TASK GOAL:
Reproduce the entire listing word for word.

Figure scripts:
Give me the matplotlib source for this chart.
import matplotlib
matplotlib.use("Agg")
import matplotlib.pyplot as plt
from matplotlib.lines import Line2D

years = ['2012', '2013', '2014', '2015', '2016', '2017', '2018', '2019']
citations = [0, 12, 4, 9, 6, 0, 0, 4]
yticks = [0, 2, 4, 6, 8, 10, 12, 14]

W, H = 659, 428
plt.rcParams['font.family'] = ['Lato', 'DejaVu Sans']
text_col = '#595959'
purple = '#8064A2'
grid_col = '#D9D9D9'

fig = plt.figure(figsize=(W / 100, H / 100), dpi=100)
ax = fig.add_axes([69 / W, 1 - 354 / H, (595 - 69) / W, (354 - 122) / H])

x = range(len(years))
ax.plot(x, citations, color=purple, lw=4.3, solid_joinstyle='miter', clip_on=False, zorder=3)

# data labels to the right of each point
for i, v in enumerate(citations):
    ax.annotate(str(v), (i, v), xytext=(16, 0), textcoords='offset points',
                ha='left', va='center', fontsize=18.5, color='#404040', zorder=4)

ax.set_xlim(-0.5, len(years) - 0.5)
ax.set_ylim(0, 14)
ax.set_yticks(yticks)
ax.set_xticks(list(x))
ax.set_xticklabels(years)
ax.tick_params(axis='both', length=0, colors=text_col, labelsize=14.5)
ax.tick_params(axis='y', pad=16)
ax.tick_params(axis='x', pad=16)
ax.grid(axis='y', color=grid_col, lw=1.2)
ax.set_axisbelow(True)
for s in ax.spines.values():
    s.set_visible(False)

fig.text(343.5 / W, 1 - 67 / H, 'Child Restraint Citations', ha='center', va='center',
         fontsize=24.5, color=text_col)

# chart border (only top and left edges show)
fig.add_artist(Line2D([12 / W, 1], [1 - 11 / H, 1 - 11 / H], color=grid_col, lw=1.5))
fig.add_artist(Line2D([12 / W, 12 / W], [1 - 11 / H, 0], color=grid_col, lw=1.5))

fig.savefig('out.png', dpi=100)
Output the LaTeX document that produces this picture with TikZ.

IN RESPONSE:
Give me the matplotlib source for this chart.
import matplotlib
matplotlib.use("Agg")
import matplotlib.pyplot as plt
from matplotlib.lines import Line2D

years = ['2012', '2013', '2014', '2015', '2016', '2017', '2018', '2019']
citations = [0, 12, 4, 9, 6, 0, 0, 4]
yticks = [0, 2, 4, 6, 8, 10, 12, 14]

W, H = 659, 428
plt.rcParams['font.family'] = ['Lato', 'DejaVu Sans']
text_col = '#595959'
purple = '#8064A2'
grid_col = '#D9D9D9'

fig = plt.figure(figsize=(W / 100, H / 100), dpi=100)
ax = fig.add_axes([69 / W, 1 - 354 / H, (595 - 69) / W, (354 - 122) / H])

x = range(len(years))
ax.plot(x, citations, color=purple, lw=4.3, solid_joinstyle='miter', clip_on=False, zorder=3)

# data labels to the right of each point
for i, v in enumerate(citations):
    ax.annotate(str(v), (i, v), xytext=(16, 0), textcoords='offset points',
                ha='left', va='center', fontsize=18.5, color='#404040', zorder=4)

ax.set_xlim(-0.5, len(years) - 0.5)
ax.set_ylim(0, 14)
ax.set_yticks(yticks)
ax.set_xticks(list(x))
ax.set_xticklabels(years)
ax.tick_params(axis='both', length=0, colors=text_col, labelsize=14.5)
ax.tick_params(axis='y', pad=16)
ax.tick_params(axis='x', pad=16)
ax.grid(axis='y', color=grid_col, lw=1.2)
ax.set_axisbelow(True)
for s in ax.spines.values():
    s.set_visible(False)

fig.text(343.5 / W, 1 - 67 / H, 'Child Restraint Citations', ha='center', va='center',
         fontsize=24.5, color=text_col)

# chart border (only top and left edges show)
fig.add_artist(Line2D([12 / W, 1], [1 - 11 / H, 1 - 11 / H], color=grid_col, lw=1.5))
fig.add_artist(Line2D([12 / W, 12 / W], [1 - 11 / H, 0], color=grid_col, lw=1.5))

fig.savefig('out.png', dpi=100)
Output the LaTeX document that produces this picture with TikZ.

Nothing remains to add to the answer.